By: John Zogby Forbes.com Contributor
Warning: I am going to be a multi-armed pollster. Zogby Analytics has just completed a poll - all taken after the revelation that the National Security Administration has been collecting "meta-data from Americans' telephone calls, Skye conversations, Google searches, and more. Surprisingly, President Barack Obama's overall job approval rating has dipped just two points to 51% and he is bolstered by strong support from Democrats (90%), liberals (89%), Hispanics (78%), African Americans (93%), and First Globals (62%).

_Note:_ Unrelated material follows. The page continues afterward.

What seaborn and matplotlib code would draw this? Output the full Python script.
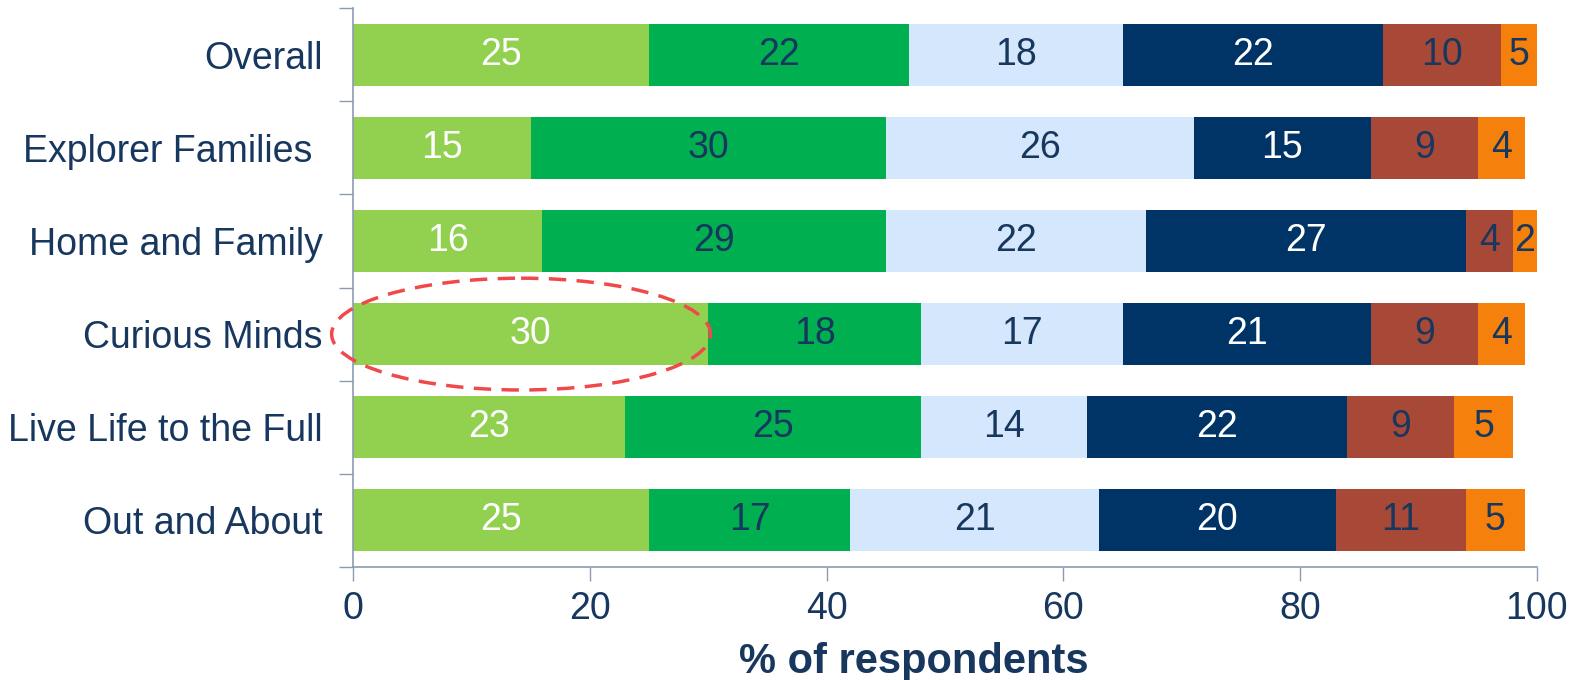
import numpy as np
import pandas as pd
import matplotlib
matplotlib.use("Agg")
import matplotlib.pyplot as plt
from matplotlib.patches import Ellipse
import seaborn as sns

# ── data ────────────────────────────────────────────────
segments = ["s1", "s2", "s3", "s4", "s5", "s6"]
groups = [
    "Overall",
    "Explorer Families ",
    "Home and Family",
    "Curious Minds",
    "Live Life to the Full",
    "Out and About",
]
s1 = [25, 15, 16, 30, 23, 25]
s2 = [22, 30, 29, 18, 25, 17]
s3 = [18, 26, 22, 17, 14, 21]
s4 = [22, 15, 27, 21, 22, 20]
s5 = [10, 9, 4, 9, 9, 11]
s6 = [5, 4, 2, 4, 5, 5]
x_ticks = [0, 20, 40, 60, 80, 100]
x_label = "% of respondents"
highlight_group = "Curious Minds"

# ── style ───────────────────────────────────────────────
sns.set_style("white")
plt.rcParams["font.family"] = ["Liberation Sans", "DejaVu Sans"]

NAVY = "#17375E"
AXIS = "#8C9BB3"
COLORS = ["#92D050", "#00B050", "#D5E7FC", "#003366", "#A84937", "#F5810C"]
TEXT_COLORS = ["white", NAVY, NAVY, "white", NAVY, NAVY]
FS = 27

df = pd.DataFrame({"group": groups, "s1": s1, "s2": s2, "s3": s3,
                   "s4": s4, "s5": s5, "s6": s6})
cum = df[segments].cumsum(axis=1)

fig = plt.figure(figsize=(15.75, 6.8), dpi=100)
ax = fig.add_axes([0.2241, 0.1662, 0.7517, 0.822])

# stacked bars: draw cumulative totals from the outermost segment inwards
for i in reversed(range(len(segments))):
    sns.barplot(x=cum[segments[i]], y=df["group"], color=COLORS[i],
                orient="h", width=0.665, saturation=1, linewidth=0, ax=ax)

# segment labels, centred on the visible part of each segment
for r in range(len(groups)):
    left = 0
    for i, seg in enumerate(segments):
        right = cum.loc[r, seg]
        mid = (left + min(right, 100)) / 2
        ax.text(mid, r, str(df.loc[r, seg]), ha="center", va="center",
                fontsize=FS, color=TEXT_COLORS[i])
        left = right

# highlight ellipse
hi = groups.index(highlight_group)
ax.add_patch(Ellipse((14.2, hi), 32.0, 1.2, fill=False, edgecolor="#F0494A",
                     linewidth=2.5, linestyle=(0, (5, 3)), clip_on=False, zorder=5))

ax.set_xlim(0, 100)
ax.set_ylim(len(groups) - 0.5, -0.5)
ax.set_xticks(x_ticks)
ax.set_xticklabels([str(t) for t in x_ticks])
ax.set_yticks(range(len(groups)))
ax.set_yticks(np.arange(-0.5, len(groups), 1.0), minor=True)

ax.tick_params(axis="x", bottom=True, direction="out", length=10, width=1,
               color=AXIS, labelsize=FS, labelcolor=NAVY, pad=7)
ax.tick_params(axis="y", which="major", left=True, length=0, labelsize=FS,
               labelcolor=NAVY, pad=22)
ax.tick_params(axis="y", which="minor", left=True, direction="out", length=10,
               width=1, color=AXIS)

ax.set_xlabel(x_label, fontsize=30, fontweight="bold", color=NAVY)
ax.xaxis.set_label_coords(0.474, -0.135)
ax.set_ylabel("")

sns.despine(ax=ax)
for side in ["left", "bottom"]:
    ax.spines[side].set_color(AXIS)
    ax.spines[side].set_linewidth(1.2)

fig.savefig("out.png", dpi=100)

Yet when Mr. Obama is measured on how well he is doing on major issues, a much different story emerges. The poll of 1247 likely voters nationwide was taken June 6 and 7 and shows that President's performance on taxes is viewed as positive only by 34%. He doesn't fare all that much better on the budget (33%), the economy (36%), and health care (39%, with a 41% "poor" rating). But he does get into majority-support territory on handling foreign policy (50%), the environment (50%) and "understanding the needs of the middle class (52%). Importantly, he has personal favorable that are pretty good: 52% favorable, 45% unfavorable.
None of these - even the positive ones - are great, but it is hard to glean any good news for the Republican Party. At a point when the Democratic incumbent is on the ropes, the GOP doesn't appear to be making any hay. We asked which party is better at handling each of the major issues. On taxes, a tie - 39% said the Democrats, 40% the Republicans, 20% not sure. (Hispanics were a bit cooler toward the Democrats on this one with 47% saying the Democrats and 37% the Republicans). There was a slight edge for the GOP on the budget - 40% to 37%, with 21% not sure. - and even slighter on the economy, 41% Republicans and 39% Democrats, with 20% not sure. On foreign policy - 39% Republicans, 37% Democrats, and 24% not sure.
But on a host of other issues, voters give decisive margins to the Democrats: health care (44% to 33%, with 23% not sure); the environment (50% to 26%, with 24% not sure); and understanding the needs of the middle class (48% to 32%, with 20% not sure).
A popular and re-elected President is mustering only anemic numbers. The challenging party can only score a tie or miniscule advantage on several of the major issues, while getting trounced on others. And, perhaps most telling of all: one fifth to one fourth of the voters are not sure who is best the handle their interests.
I know I am on about my sixth hand (you know, "on one hand, but on the other hand, yet on the other hand, and so on) on this, but I thought it would be useful to re-do the 2012 presidential election. Americans not only continue to support President Obama over former Governor Mitt Romney but they do so by even a wider margin than the vote last November - 50% to 42%. Mr. Obama still holds his base and among those independents and moderates who are less enthusiastic about him, they have moved over to the "not sure" column, not to the GOP.